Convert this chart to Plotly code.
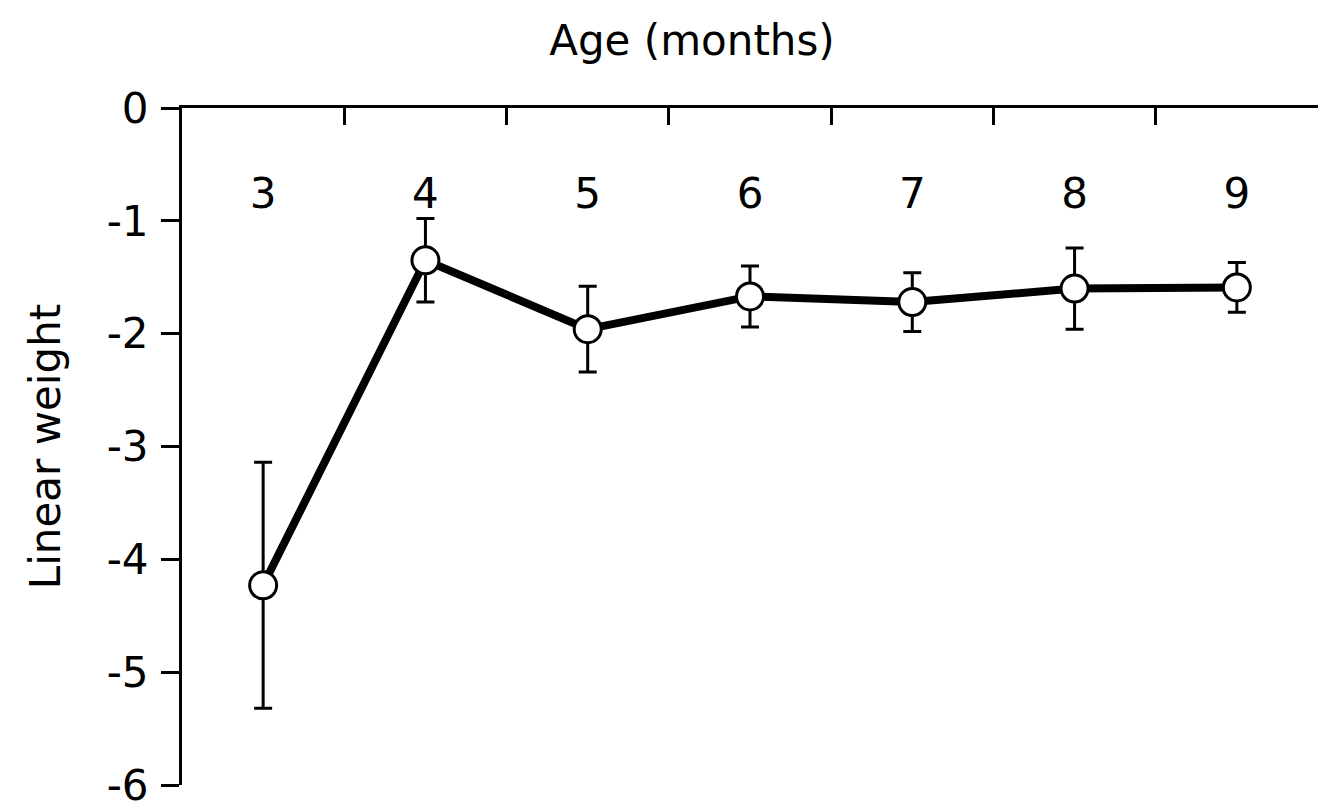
import plotly.graph_objects as go

ages = ["3", "4", "5", "6", "7", "8", "9"]
weights = [-4.23, -1.35, -1.96, -1.67, -1.72, -1.60, -1.59]
errors = [1.09, 0.37, 0.38, 0.27, 0.26, 0.36, 0.22]
y_ticks = [0, -1, -2, -3, -4, -5, -6]

FONT = "DejaVu Sans"
FS = 42

fig = go.Figure()
fig.add_trace(go.Scatter(
    x=ages, y=weights,
    mode="lines+markers",
    line=dict(color="black", width=8),
    marker=dict(size=27, color="white", line=dict(color="black", width=3)),
    error_y=dict(type="data", array=errors, visible=True, color="black", thickness=3, width=9),
    showlegend=False,
))
# invisible companion trace so the label axis (x2) is rendered
fig.add_trace(go.Scatter(
    x=list(range(len(ages))), y=weights, xaxis="x2",
    mode="markers", marker=dict(opacity=0, size=1),
    hoverinfo="skip", showlegend=False,
))

fig.update_layout(
    width=1323, height=798,
    margin=dict(l=174, r=13, t=100, b=21),
    paper_bgcolor="white", plot_bgcolor="white",
    font=dict(family=FONT, size=FS, color="black"),
    title=dict(text="Age (months)", xref="container", x=0.517, xanchor="center",
               yref="container", y=0.96, yanchor="middle",
               font=dict(family=FONT, size=FS, color="black")),
    xaxis=dict(
        type="category", side="top", range=[-0.5, 6.5], automargin=False,
        tickson="boundaries", ticks="inside", ticklen=17, tickwidth=3, tickcolor="black",
        showline=True, linecolor="black", linewidth=3, showgrid=False, zeroline=False,
        showticklabels=False,
    ),
    xaxis2=dict(
        overlaying="x", anchor="free", position=0.916, side="bottom",
        range=[-0.5, 6.5], tickvals=list(range(len(ages))), ticktext=ages,
        ticks="", showline=False, showgrid=False, zeroline=False, automargin=False,
        tickfont=dict(family=FONT, size=FS, color="black"),
    ),
    yaxis=dict(
        range=[-6, 0], tickvals=y_ticks, ticktext=[str(v) for v in y_ticks],
        automargin=False, ticklabeloverflow="allow", ticklabelstandoff=4,
        ticks="outside", ticklen=18, tickwidth=3, tickcolor="black",
        showline=True, linecolor="black", linewidth=3, showgrid=False, zeroline=False,
        tickfont=dict(family=FONT, size=FS, color="black"),
        title=dict(text="Linear weight", font=dict(family=FONT, size=FS, color="black"), standoff=34),
    ),
)

fig.write_html("out.html")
──────
▸ Problem to work on
Write out the lines from the start of the material to the line with "import plotly.graph_objects as go", inclusive and exactly. Skip the pictures.

▸ Solution to the exercise
Convert this chart to Plotly code.
import plotly.graph_objects as go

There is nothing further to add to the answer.